I am pleased to announce that the iCARe project (“Integrated indulgent Control Architecture design”) has been officially granted by NWO under the NXTGEN Hightech programme. The project brings together leading academic and industrial partners to rethink how high‑tech motion systems, such as those used in semiconductor manufacturing, are designed and optimized. With a total project budget of €3.3 million, iCARe aims to develop a radically new integrated control architecture that jointly considers servo control, computational hardware, and power electronics. This approach will enable next‑generation machines to achieve unprecedented accuracy and throughput while remaining cost‑effective, an essential step for future semiconductor technologies.

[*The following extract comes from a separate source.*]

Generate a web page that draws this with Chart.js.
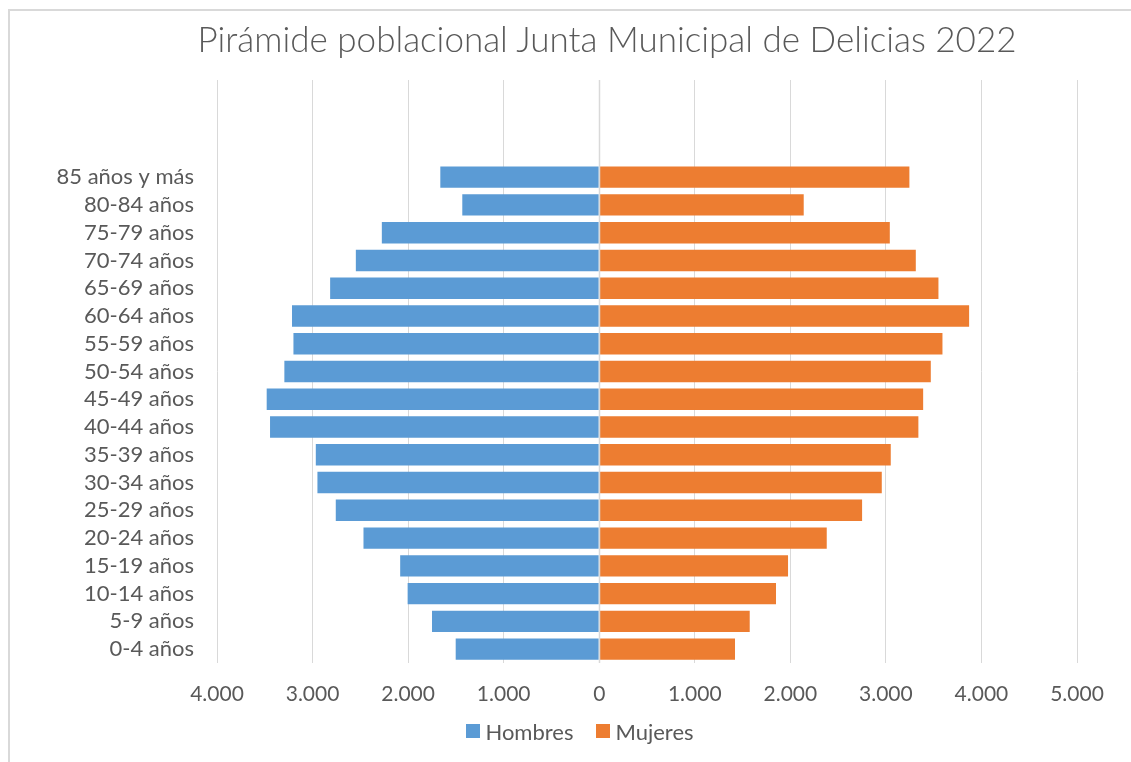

I will contribute to this project in my role as part-time professor at the University of Amsterdam (UvA). Together with partners from TU/e and ASML, UvA researchers (me, Andy Pimentel, and a PhD student) will develop innovative computational platform architectures, including new scheduling strategies and automated design‑space‑exploration tools that directly link computing performance to control‑system quality. This contribution is vital for enabling high‑precision control at extreme speeds and for integrating computing considerations into the heart of system‑engineering decisions. The project spans six years and will support collaborative research across multiple disciplines.
Congratulations to the iCARE consortium for securing this competitive funding and we look forward to working with you on this next step forward in high‑tech system design.